An assassin’s cloak draped from head to toe, prowling and waiting in the shadow.

I dashed to to do the deed, and slit the throat in one swift blow.

Alas, the stench of cruelty cannot be obscured.. as it exudes inside out.

In a sea of blues and greens, the color of fresh blood gushed out.

You fell down on your knees, I don’t have a choice.

You said “How can you?” in one low, sweet sweet voice.

I was back, a deep slumber it was, from a trip I took from hell.

It was a mistake! “I apologize for I was cruel” – which I couldn’t tell.

Both bent down, the rotten blood seeping thru my finger.

You looked me in the eye, “one more time” you say, the light fading in one last flicker.

Don’t leave me I mumble, I won’t make the same mistake again. No, never.

Fallen

The glass fell from the wooden table and shattered in thousand pieces over the black marbled-floor. It’s as if I was staring at the stars, but instead of gazing up I was looking down. The stars on my feet, only a meter away from my hands. I know if I reached out, I’d injure myself. 

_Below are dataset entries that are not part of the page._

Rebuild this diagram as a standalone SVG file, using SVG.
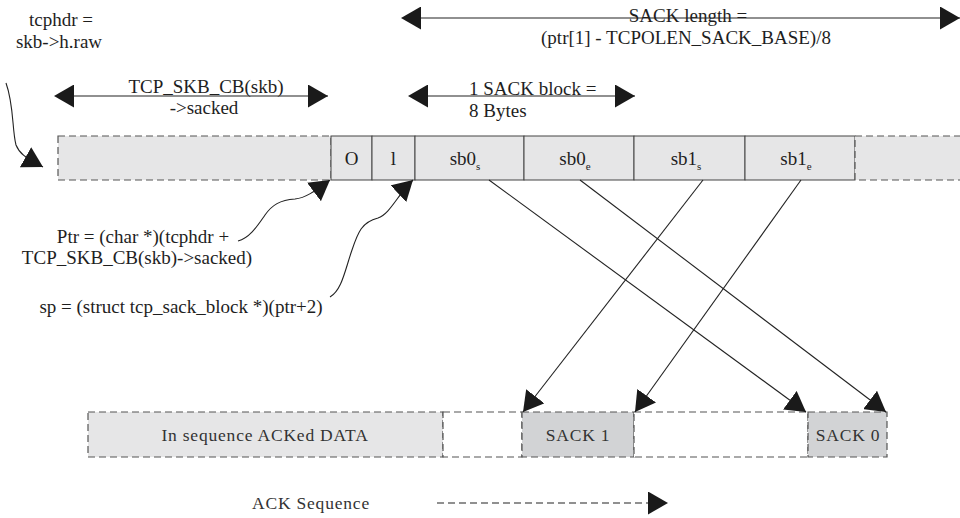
<svg xmlns="http://www.w3.org/2000/svg" width="960" height="518" viewBox="0 0 960 518">
<style>
.t{font-family:"Liberation Serif","Times New Roman",serif;font-size:19px;fill:#1e1e1e}
.b{font-family:"Liberation Serif","Times New Roman",serif;font-size:17.5px;fill:#333;letter-spacing:0.8px}
.sub{font-size:11px}
.cell{fill:#e6e6e7;stroke:#444;stroke-width:1}
.dash{stroke:#555;stroke-width:1.2;stroke-dasharray:7 4}
.ln{fill:none;stroke:#222;stroke-width:1.1}
</style>
<defs>
<marker id="ah" markerUnits="userSpaceOnUse" viewBox="0 0 20 23" refX="20" refY="11.5" markerWidth="20" markerHeight="23" orient="auto">
<path d="M0,0 L20,11.5 L0,23 z" fill="#1a1a1a"/>
</marker>
<marker id="ahs" markerUnits="userSpaceOnUse" viewBox="0 0 20 23" refX="0" refY="11.5" markerWidth="20" markerHeight="23" orient="auto-start-reverse">
<path d="M0,0 L20,11.5 L0,23 z" fill="#1a1a1a"/>
</marker>
</defs>
<rect width="960" height="518" fill="#fff"/>

<g id="labels">
<text class="t" x="61" y="26" text-anchor="middle">tcphdr =</text>
<text class="t" x="59" y="48" text-anchor="middle">skb-&gt;h.raw</text>
<text class="t" x="206" y="93" text-anchor="middle">TCP_SKB_CB(skb)</text>
<text class="t" x="204" y="114" text-anchor="middle">-&gt;sacked</text>
<text class="t" x="688" y="22" text-anchor="middle">SACK length =</text>
<text class="t" x="686" y="44" text-anchor="middle">(ptr[1] - TCPOLEN_SACK_BASE)/8</text>
<text class="t" x="469" y="95">1 SACK block =</text>
<text class="t" x="469" y="117">8 Bytes</text>
<text class="t" x="143" y="243" text-anchor="middle">Ptr = (char *)(tcphdr +</text>
<text class="t" x="137" y="264" text-anchor="middle">TCP_SKB_CB(skb)-&gt;sacked)</text>
<text class="t" x="181" y="313" text-anchor="middle">sp = (struct tcp_sack_block *)(ptr+2)</text>
<text class="b" x="311" y="509" text-anchor="middle">ACK Sequence</text>
</g>

<g id="top-row">
<g id="pre"><rect x="58" y="136" width="273" height="44" fill="#e6e6e7" class="dash"/></g>
<g id="cell-O"><rect x="331" y="136" width="41" height="44" class="cell"/><text class="t" x="351.5" y="165" text-anchor="middle">O</text></g>
<g id="cell-l"><rect x="372" y="136" width="43" height="44" class="cell"/><text class="t" x="393.5" y="165" text-anchor="middle">l</text></g>
<g id="cell-sb0s"><rect x="415" y="136" width="109" height="44" class="cell"/><text class="t" x="465" y="165" text-anchor="middle">sb0<tspan class="sub" dy="5">s</tspan></text></g>
<g id="cell-sb0e"><rect x="524" y="136" width="110" height="44" class="cell"/><text class="t" x="575" y="165" text-anchor="middle">sb0<tspan class="sub" dy="5">e</tspan></text></g>
<g id="cell-sb1s"><rect x="634" y="136" width="111" height="44" class="cell"/><text class="t" x="686" y="165" text-anchor="middle">sb1<tspan class="sub" dy="5">s</tspan></text></g>
<g id="cell-sb1e"><rect x="745" y="136" width="110" height="44" class="cell"/><text class="t" x="796" y="165" text-anchor="middle">sb1<tspan class="sub" dy="5">e</tspan></text></g>
<g id="post"><rect x="855" y="136" width="110" height="44" fill="#e6e6e7" class="dash"/></g>
</g>

<g id="bottom-row">
<g id="acked"><rect x="88" y="412" width="355" height="45" fill="#e6e6e7" class="dash"/><text class="b" x="265" y="441" text-anchor="middle">In sequence ACKed DATA</text></g>
<g id="gap1"><rect x="443" y="412" width="79" height="45" fill="#fff" class="dash"/></g>
<g id="sack1"><rect x="522" y="412" width="112" height="45" fill="#d2d3d5" class="dash"/><text class="b" x="578" y="441" text-anchor="middle">SACK 1</text></g>
<g id="gap2"><rect x="634" y="412" width="174" height="45" fill="#fff" class="dash"/></g>
<g id="sack0"><rect x="808" y="412" width="79" height="45" fill="#d2d3d5" class="dash"/><text class="b" x="848" y="441" text-anchor="middle">SACK 0</text></g>
</g>

<g id="connectors">
<line class="ln" x1="74" y1="96" x2="328" y2="96" marker-start="url(#ahs)" marker-end="url(#ah)"/>
<line class="ln" x1="421" y1="18" x2="960" y2="18" marker-start="url(#ahs)" marker-end="url(#ah)"/>
<line class="ln" x1="428" y1="96" x2="635" y2="96" marker-start="url(#ahs)" marker-end="url(#ah)"/>
<path class="ln" d="M6,83 C14,105 12,130 16,145 C20,155 27,158 43,167" marker-end="url(#ah)"/>
<path class="ln" d="M238,241 C250,238 258,225 265,215 C272,205 280,200 295,199 C305,198 314,192 330,180" marker-end="url(#ah)"/>
<path class="ln" d="M330,297 C342,290 345,270 352,250 C358,232 362,222 378,218 C390,214 398,194 413,180" marker-end="url(#ah)"/>
<line class="ln" x1="489" y1="180" x2="806" y2="412" marker-end="url(#ah)"/>
<line class="ln" x1="580" y1="180" x2="886" y2="412" marker-end="url(#ah)"/>
<line class="ln" x1="703" y1="180" x2="523" y2="412" marker-end="url(#ah)"/>
<line class="ln" x1="801" y1="180" x2="635" y2="412" marker-end="url(#ah)"/>
<line class="ln" x1="437" y1="503" x2="668" y2="503" stroke-dasharray="7 4" marker-end="url(#ah)"/>
</g>
</svg>
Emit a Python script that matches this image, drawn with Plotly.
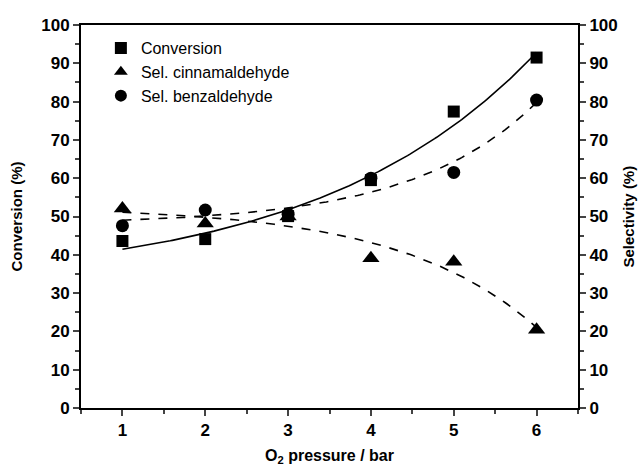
import numpy as np
import plotly.graph_objects as go

pressure = [1, 2, 3, 4, 5, 6]
conversion = [43.6, 44.1, 50.1, 59.5, 77.4, 91.5]
sel_cinnamaldehyde = [52.1, 48.2, 50.0, 39.1, 38.2, 20.4]
sel_benzaldehyde = [47.6, 51.7, 50.6, 60.0, 61.5, 80.4]

x_ticks = [1, 2, 3, 4, 5, 6]
y_ticks = [0, 10, 20, 30, 40, 50, 60, 70, 80, 90, 100]


def exp_fit(x, y):
    # y = y0 + A*exp(x/t), least squares over a scan of t
    x = np.asarray(x, float)
    y = np.asarray(y, float)
    best = None
    for t in np.linspace(0.3, 30, 3000):
        M = np.column_stack([np.ones_like(x), np.exp(x / t)])
        coef, res, *_ = np.linalg.lstsq(M, y, rcond=None)
        r = np.sum((M @ coef - y) ** 2)
        if best is None or r < best[0]:
            best = (r, t, coef)
    _, t, coef = best
    xs = np.linspace(x.min(), x.max(), 200)
    return xs, coef[0] + coef[1] * np.exp(xs / t)


FONT = "Liberation Sans, Arial, sans-serif"
fig = go.Figure()

xs, ys = exp_fit(pressure, conversion)
fig.add_trace(go.Scatter(x=xs, y=ys, mode="lines", line=dict(color="black", width=1.6),
                         showlegend=False, hoverinfo="skip"))
xs, ys = exp_fit(pressure, sel_cinnamaldehyde)
fig.add_trace(go.Scatter(x=xs, y=ys, mode="lines", line=dict(color="black", width=1.6, dash="dash"),
                         showlegend=False, hoverinfo="skip", yaxis="y2"))
xs, ys = exp_fit(pressure, sel_benzaldehyde)
fig.add_trace(go.Scatter(x=xs, y=ys, mode="lines", line=dict(color="black", width=1.6, dash="dash"),
                         showlegend=False, hoverinfo="skip", yaxis="y2"))

fig.add_trace(go.Scatter(x=pressure, y=conversion, mode="markers", name="Conversion",
                         marker=dict(symbol="square", size=12, color="black")))
fig.add_trace(go.Scatter(x=pressure, y=sel_cinnamaldehyde, mode="markers", name="Sel. cinnamaldehyde",
                         marker=dict(symbol="triangle-up", size=15, color="black"), yaxis="y2"))
fig.add_trace(go.Scatter(x=pressure, y=sel_benzaldehyde, mode="markers", name="Sel. benzaldehyde",
                         marker=dict(symbol="circle", size=13, color="black"), yaxis="y2"))

tickfont = dict(family=FONT, size=17, color="black", weight="bold")
titlefont = dict(family=FONT, size=15, color="black", weight="bold")

L, R, T, B = 81, 65, 25, 60
plot_w = 643 - L - R

fig.update_layout(
    width=643, height=468,
    margin=dict(l=L, r=R, t=T, b=B, autoexpand=False),
    plot_bgcolor="white", paper_bgcolor="white",
    font=dict(family=FONT, color="black"),
    legend=dict(x=0.04, y=0.984, xanchor="left", yanchor="top",
                font=dict(family=FONT, size=16, color="black"),
                bgcolor="rgba(0,0,0,0)", tracegroupgap=0, itemsizing="constant"),
    xaxis=dict(range=[0.5, 6.5], tickvals=x_ticks, ticks="outside", ticklen=6, tickwidth=2,
               showline=True, linewidth=2, linecolor="black", mirror=True, showgrid=False,
               zeroline=False, tickfont=tickfont,
               minor=dict(ticks="outside", ticklen=4, tickwidth=2, dtick=0.5, tick0=0.5),
               title=dict(text="O<sub>2</sub> pressure / bar",
                          font=dict(family=FONT, size=16, color="black", weight="bold"), standoff=10)),
    yaxis=dict(range=[0, 100], tickvals=y_ticks, ticks="outside", ticklen=6, tickwidth=2,
               showline=True, linewidth=2, linecolor="black", showgrid=False, zeroline=False,
               tickfont=tickfont,
               minor=dict(ticks="outside", ticklen=4, tickwidth=2, dtick=5, tick0=0)),
    yaxis2=dict(range=[0, 100], tickvals=y_ticks, ticks="outside", ticklen=6, tickwidth=2,
                showline=True, linewidth=2, linecolor="black", showgrid=False, zeroline=False,
                overlaying="y", side="right", tickfont=tickfont,
                minor=dict(ticks="outside", ticklen=4, tickwidth=2, dtick=5, tick0=0)),
    annotations=[
        dict(text="Conversion (%)", xref="paper", yref="paper", x=(16 - L) / plot_w, y=0.5,
             textangle=-90, showarrow=False, font=titlefont, xanchor="center", yanchor="middle"),
        dict(text="Selectivity (%)", xref="paper", yref="paper", x=(628 - L) / plot_w, y=0.5,
             textangle=-90, showarrow=False, font=titlefont, xanchor="center", yanchor="middle"),
    ],
)

fig.write_html("out.html", config={"displayModeBar": False},
               post_script="document.body.style.margin='0';")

Beautiful things come at a great cost – sometimes it can hurt and sometimes it is better left untouched. 

Always

Mid-air. I am falling, non-stop. Gravity pulling me back to the ground. I hear your voice, familiar and comforting “Take my hand, take it. Do not hesitate.”

I then smell flowers, strong and wistful. Now Im walking towards a river, blue and foamy. I see you sitting by the rock with your feet submerged, you were waving and inviting me to come and take a plunge. I knew it was freezing because you were shivering but you try to hide it. I can see through you though. I will always see. 

I wake up. I realize I’m still alone in bed, sweating. I hear my heartbeat – loud and thumping between my ribs. I can hear your name in every beat; my heart screams for you, pulsating through my veins. My heart was is restless. 

Farce

We can all fake faces, make people believe what we want them to believe. We can ridicule, judge, and pretend we are smarter than everyone else. We can be who we wanted to be. We can be bastards to make someone else’s life a living hell. We are greedy and take value of our pride. We hurt others to make ourselves superior, we declare our might and perverseness when we get the chance to destroy somebody weaker. We bathe on their feebleness and take joy in it.

We are humans, we love to see others get hurt. We are nothing but HUMANS.

Blind

I was blind for how many years for I failed to look at the bad side of everything. Is it a blessing or a curse? 

I’ve always had the liking for good things – of sweet stuffs, wonderful words, of sunsets, and of falling leaves. But through the years, I have realized that behind every good thing there lies an opposing counterpart.. the familiarity of bitterness after tasting sweet perfection, of remorseful words, of the lonely night that follows a beautiful sunset, and of the bare tree after all the leaves has fallen out. When you lost sight of pessimism, you will expect good things from everyone.. then a simple refusal will break your fickle bones. 

Never expect because nothing is there that will last forever.. no can, and no one will.